#### [Collected data]
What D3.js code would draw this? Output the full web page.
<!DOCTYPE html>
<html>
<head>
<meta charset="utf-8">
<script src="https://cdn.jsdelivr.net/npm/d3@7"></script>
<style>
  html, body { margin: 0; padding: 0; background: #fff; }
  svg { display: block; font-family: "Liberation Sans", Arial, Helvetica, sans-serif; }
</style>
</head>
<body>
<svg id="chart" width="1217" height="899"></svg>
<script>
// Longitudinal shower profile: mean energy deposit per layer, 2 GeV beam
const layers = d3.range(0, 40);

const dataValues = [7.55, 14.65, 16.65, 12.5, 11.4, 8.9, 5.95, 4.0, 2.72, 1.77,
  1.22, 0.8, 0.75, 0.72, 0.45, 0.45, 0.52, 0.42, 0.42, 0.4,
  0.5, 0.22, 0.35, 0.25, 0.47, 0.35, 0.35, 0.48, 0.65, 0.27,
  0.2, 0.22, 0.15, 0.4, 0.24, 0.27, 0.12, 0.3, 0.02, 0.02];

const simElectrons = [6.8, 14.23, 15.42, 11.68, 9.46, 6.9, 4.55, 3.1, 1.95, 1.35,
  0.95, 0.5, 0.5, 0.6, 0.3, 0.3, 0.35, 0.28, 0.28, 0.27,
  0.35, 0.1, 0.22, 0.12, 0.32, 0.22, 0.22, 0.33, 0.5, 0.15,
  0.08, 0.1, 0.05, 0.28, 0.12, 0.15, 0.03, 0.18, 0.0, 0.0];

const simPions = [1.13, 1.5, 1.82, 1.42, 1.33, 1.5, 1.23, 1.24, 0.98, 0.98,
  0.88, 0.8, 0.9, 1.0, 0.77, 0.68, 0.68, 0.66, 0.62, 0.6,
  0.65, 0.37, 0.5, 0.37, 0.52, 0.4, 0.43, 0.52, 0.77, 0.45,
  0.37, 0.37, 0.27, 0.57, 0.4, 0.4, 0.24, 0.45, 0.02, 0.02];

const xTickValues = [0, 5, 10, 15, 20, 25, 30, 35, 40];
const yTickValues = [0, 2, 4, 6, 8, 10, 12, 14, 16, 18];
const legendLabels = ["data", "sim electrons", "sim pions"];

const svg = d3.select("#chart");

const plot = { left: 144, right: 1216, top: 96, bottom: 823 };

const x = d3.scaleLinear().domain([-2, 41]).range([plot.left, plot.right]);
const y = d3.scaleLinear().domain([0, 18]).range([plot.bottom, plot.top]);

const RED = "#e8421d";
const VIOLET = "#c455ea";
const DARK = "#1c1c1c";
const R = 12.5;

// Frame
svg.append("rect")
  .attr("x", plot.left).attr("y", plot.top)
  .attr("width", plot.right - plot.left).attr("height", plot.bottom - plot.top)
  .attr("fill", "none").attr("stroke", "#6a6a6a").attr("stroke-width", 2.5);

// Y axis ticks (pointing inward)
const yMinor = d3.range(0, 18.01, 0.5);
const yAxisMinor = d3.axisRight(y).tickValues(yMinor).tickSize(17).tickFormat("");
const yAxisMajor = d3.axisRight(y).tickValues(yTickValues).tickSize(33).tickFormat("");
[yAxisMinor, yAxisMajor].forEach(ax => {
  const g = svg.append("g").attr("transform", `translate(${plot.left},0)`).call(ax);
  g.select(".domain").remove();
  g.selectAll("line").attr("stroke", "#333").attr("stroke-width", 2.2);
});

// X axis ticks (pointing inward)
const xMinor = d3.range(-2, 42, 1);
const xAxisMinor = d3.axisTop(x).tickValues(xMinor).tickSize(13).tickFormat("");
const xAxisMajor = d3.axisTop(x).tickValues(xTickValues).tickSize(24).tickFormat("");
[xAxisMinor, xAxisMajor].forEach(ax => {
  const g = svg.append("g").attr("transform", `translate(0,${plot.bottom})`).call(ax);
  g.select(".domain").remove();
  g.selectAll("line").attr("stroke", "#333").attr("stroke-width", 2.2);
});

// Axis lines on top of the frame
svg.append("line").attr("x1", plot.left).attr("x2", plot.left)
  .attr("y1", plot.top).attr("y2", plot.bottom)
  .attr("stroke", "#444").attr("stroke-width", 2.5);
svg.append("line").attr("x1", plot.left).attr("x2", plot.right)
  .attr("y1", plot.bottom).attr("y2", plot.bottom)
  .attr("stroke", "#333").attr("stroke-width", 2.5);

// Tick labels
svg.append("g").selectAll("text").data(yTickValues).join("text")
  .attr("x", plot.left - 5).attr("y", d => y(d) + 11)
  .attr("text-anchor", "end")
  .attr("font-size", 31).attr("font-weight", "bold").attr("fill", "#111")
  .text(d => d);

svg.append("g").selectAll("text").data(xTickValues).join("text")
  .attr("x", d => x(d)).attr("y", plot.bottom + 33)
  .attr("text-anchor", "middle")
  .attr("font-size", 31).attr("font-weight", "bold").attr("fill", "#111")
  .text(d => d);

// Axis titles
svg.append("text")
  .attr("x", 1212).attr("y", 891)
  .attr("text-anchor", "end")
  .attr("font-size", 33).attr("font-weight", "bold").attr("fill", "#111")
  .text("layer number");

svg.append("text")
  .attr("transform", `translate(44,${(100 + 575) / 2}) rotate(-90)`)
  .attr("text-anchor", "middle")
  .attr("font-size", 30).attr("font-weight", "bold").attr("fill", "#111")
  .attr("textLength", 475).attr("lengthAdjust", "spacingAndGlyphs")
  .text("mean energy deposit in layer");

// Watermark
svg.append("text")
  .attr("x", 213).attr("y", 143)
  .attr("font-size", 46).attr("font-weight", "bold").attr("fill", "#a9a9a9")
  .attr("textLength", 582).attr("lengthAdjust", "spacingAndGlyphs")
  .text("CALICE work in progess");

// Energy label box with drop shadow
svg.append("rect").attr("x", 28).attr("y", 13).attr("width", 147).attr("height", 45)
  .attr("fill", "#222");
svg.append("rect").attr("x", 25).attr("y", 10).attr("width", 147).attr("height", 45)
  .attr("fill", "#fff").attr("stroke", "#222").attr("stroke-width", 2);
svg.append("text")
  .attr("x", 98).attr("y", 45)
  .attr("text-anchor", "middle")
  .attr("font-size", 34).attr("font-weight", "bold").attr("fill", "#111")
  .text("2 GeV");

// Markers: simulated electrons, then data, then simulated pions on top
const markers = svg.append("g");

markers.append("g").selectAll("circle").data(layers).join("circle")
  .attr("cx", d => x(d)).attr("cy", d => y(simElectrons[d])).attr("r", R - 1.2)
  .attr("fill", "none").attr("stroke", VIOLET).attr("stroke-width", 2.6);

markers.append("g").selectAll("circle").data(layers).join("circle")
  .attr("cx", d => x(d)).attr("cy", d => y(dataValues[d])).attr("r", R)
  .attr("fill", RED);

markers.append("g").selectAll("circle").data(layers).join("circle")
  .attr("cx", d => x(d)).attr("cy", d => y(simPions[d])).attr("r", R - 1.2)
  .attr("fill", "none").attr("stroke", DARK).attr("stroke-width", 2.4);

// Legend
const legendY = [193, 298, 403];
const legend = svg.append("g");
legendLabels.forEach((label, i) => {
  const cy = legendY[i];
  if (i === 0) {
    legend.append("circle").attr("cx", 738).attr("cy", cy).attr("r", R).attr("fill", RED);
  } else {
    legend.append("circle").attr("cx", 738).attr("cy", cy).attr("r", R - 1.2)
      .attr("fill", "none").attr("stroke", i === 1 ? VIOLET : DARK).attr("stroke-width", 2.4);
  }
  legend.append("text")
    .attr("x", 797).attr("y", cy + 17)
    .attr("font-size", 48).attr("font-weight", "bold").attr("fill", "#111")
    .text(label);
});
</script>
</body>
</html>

#### [Problem]
Return all the data above once more, precisely as given.

#### [Exercise response]
What D3.js code would draw this? Output the full web page.
<!DOCTYPE html>
<html>
<head>
<meta charset="utf-8">
<script src="https://cdn.jsdelivr.net/npm/d3@7"></script>
<style>
  html, body { margin: 0; padding: 0; background: #fff; }
  svg { display: block; font-family: "Liberation Sans", Arial, Helvetica, sans-serif; }
</style>
</head>
<body>
<svg id="chart" width="1217" height="899"></svg>
<script>
// Longitudinal shower profile: mean energy deposit per layer, 2 GeV beam
const layers = d3.range(0, 40);

const dataValues = [7.55, 14.65, 16.65, 12.5, 11.4, 8.9, 5.95, 4.0, 2.72, 1.77,
  1.22, 0.8, 0.75, 0.72, 0.45, 0.45, 0.52, 0.42, 0.42, 0.4,
  0.5, 0.22, 0.35, 0.25, 0.47, 0.35, 0.35, 0.48, 0.65, 0.27,
  0.2, 0.22, 0.15, 0.4, 0.24, 0.27, 0.12, 0.3, 0.02, 0.02];

const simElectrons = [6.8, 14.23, 15.42, 11.68, 9.46, 6.9, 4.55, 3.1, 1.95, 1.35,
  0.95, 0.5, 0.5, 0.6, 0.3, 0.3, 0.35, 0.28, 0.28, 0.27,
  0.35, 0.1, 0.22, 0.12, 0.32, 0.22, 0.22, 0.33, 0.5, 0.15,
  0.08, 0.1, 0.05, 0.28, 0.12, 0.15, 0.03, 0.18, 0.0, 0.0];

const simPions = [1.13, 1.5, 1.82, 1.42, 1.33, 1.5, 1.23, 1.24, 0.98, 0.98,
  0.88, 0.8, 0.9, 1.0, 0.77, 0.68, 0.68, 0.66, 0.62, 0.6,
  0.65, 0.37, 0.5, 0.37, 0.52, 0.4, 0.43, 0.52, 0.77, 0.45,
  0.37, 0.37, 0.27, 0.57, 0.4, 0.4, 0.24, 0.45, 0.02, 0.02];

const xTickValues = [0, 5, 10, 15, 20, 25, 30, 35, 40];
const yTickValues = [0, 2, 4, 6, 8, 10, 12, 14, 16, 18];
const legendLabels = ["data", "sim electrons", "sim pions"];

const svg = d3.select("#chart");

const plot = { left: 144, right: 1216, top: 96, bottom: 823 };

const x = d3.scaleLinear().domain([-2, 41]).range([plot.left, plot.right]);
const y = d3.scaleLinear().domain([0, 18]).range([plot.bottom, plot.top]);

const RED = "#e8421d";
const VIOLET = "#c455ea";
const DARK = "#1c1c1c";
const R = 12.5;

// Frame
svg.append("rect")
  .attr("x", plot.left).attr("y", plot.top)
  .attr("width", plot.right - plot.left).attr("height", plot.bottom - plot.top)
  .attr("fill", "none").attr("stroke", "#6a6a6a").attr("stroke-width", 2.5);

// Y axis ticks (pointing inward)
const yMinor = d3.range(0, 18.01, 0.5);
const yAxisMinor = d3.axisRight(y).tickValues(yMinor).tickSize(17).tickFormat("");
const yAxisMajor = d3.axisRight(y).tickValues(yTickValues).tickSize(33).tickFormat("");
[yAxisMinor, yAxisMajor].forEach(ax => {
  const g = svg.append("g").attr("transform", `translate(${plot.left},0)`).call(ax);
  g.select(".domain").remove();
  g.selectAll("line").attr("stroke", "#333").attr("stroke-width", 2.2);
});

// X axis ticks (pointing inward)
const xMinor = d3.range(-2, 42, 1);
const xAxisMinor = d3.axisTop(x).tickValues(xMinor).tickSize(13).tickFormat("");
const xAxisMajor = d3.axisTop(x).tickValues(xTickValues).tickSize(24).tickFormat("");
[xAxisMinor, xAxisMajor].forEach(ax => {
  const g = svg.append("g").attr("transform", `translate(0,${plot.bottom})`).call(ax);
  g.select(".domain").remove();
  g.selectAll("line").attr("stroke", "#333").attr("stroke-width", 2.2);
});

// Axis lines on top of the frame
svg.append("line").attr("x1", plot.left).attr("x2", plot.left)
  .attr("y1", plot.top).attr("y2", plot.bottom)
  .attr("stroke", "#444").attr("stroke-width", 2.5);
svg.append("line").attr("x1", plot.left).attr("x2", plot.right)
  .attr("y1", plot.bottom).attr("y2", plot.bottom)
  .attr("stroke", "#333").attr("stroke-width", 2.5);

// Tick labels
svg.append("g").selectAll("text").data(yTickValues).join("text")
  .attr("x", plot.left - 5).attr("y", d => y(d) + 11)
  .attr("text-anchor", "end")
  .attr("font-size", 31).attr("font-weight", "bold").attr("fill", "#111")
  .text(d => d);

svg.append("g").selectAll("text").data(xTickValues).join("text")
  .attr("x", d => x(d)).attr("y", plot.bottom + 33)
  .attr("text-anchor", "middle")
  .attr("font-size", 31).attr("font-weight", "bold").attr("fill", "#111")
  .text(d => d);

// Axis titles
svg.append("text")
  .attr("x", 1212).attr("y", 891)
  .attr("text-anchor", "end")
  .attr("font-size", 33).attr("font-weight", "bold").attr("fill", "#111")
  .text("layer number");

svg.append("text")
  .attr("transform", `translate(44,${(100 + 575) / 2}) rotate(-90)`)
  .attr("text-anchor", "middle")
  .attr("font-size", 30).attr("font-weight", "bold").attr("fill", "#111")
  .attr("textLength", 475).attr("lengthAdjust", "spacingAndGlyphs")
  .text("mean energy deposit in layer");

// Watermark
svg.append("text")
  .attr("x", 213).attr("y", 143)
  .attr("font-size", 46).attr("font-weight", "bold").attr("fill", "#a9a9a9")
  .attr("textLength", 582).attr("lengthAdjust", "spacingAndGlyphs")
  .text("CALICE work in progess");

// Energy label box with drop shadow
svg.append("rect").attr("x", 28).attr("y", 13).attr("width", 147).attr("height", 45)
  .attr("fill", "#222");
svg.append("rect").attr("x", 25).attr("y", 10).attr("width", 147).attr("height", 45)
  .attr("fill", "#fff").attr("stroke", "#222").attr("stroke-width", 2);
svg.append("text")
  .attr("x", 98).attr("y", 45)
  .attr("text-anchor", "middle")
  .attr("font-size", 34).attr("font-weight", "bold").attr("fill", "#111")
  .text("2 GeV");

// Markers: simulated electrons, then data, then simulated pions on top
const markers = svg.append("g");

markers.append("g").selectAll("circle").data(layers).join("circle")
  .attr("cx", d => x(d)).attr("cy", d => y(simElectrons[d])).attr("r", R - 1.2)
  .attr("fill", "none").attr("stroke", VIOLET).attr("stroke-width", 2.6);

markers.append("g").selectAll("circle").data(layers).join("circle")
  .attr("cx", d => x(d)).attr("cy", d => y(dataValues[d])).attr("r", R)
  .attr("fill", RED);

markers.append("g").selectAll("circle").data(layers).join("circle")
  .attr("cx", d => x(d)).attr("cy", d => y(simPions[d])).attr("r", R - 1.2)
  .attr("fill", "none").attr("stroke", DARK).attr("stroke-width", 2.4);

// Legend
const legendY = [193, 298, 403];
const legend = svg.append("g");
legendLabels.forEach((label, i) => {
  const cy = legendY[i];
  if (i === 0) {
    legend.append("circle").attr("cx", 738).attr("cy", cy).attr("r", R).attr("fill", RED);
  } else {
    legend.append("circle").attr("cx", 738).attr("cy", cy).attr("r", R - 1.2)
      .attr("fill", "none").attr("stroke", i === 1 ? VIOLET : DARK).attr("stroke-width", 2.4);
  }
  legend.append("text")
    .attr("x", 797).attr("y", cy + 17)
    .attr("font-size", 48).attr("font-weight", "bold").attr("fill", "#111")
    .text(label);
});
</script>
</body>
</html>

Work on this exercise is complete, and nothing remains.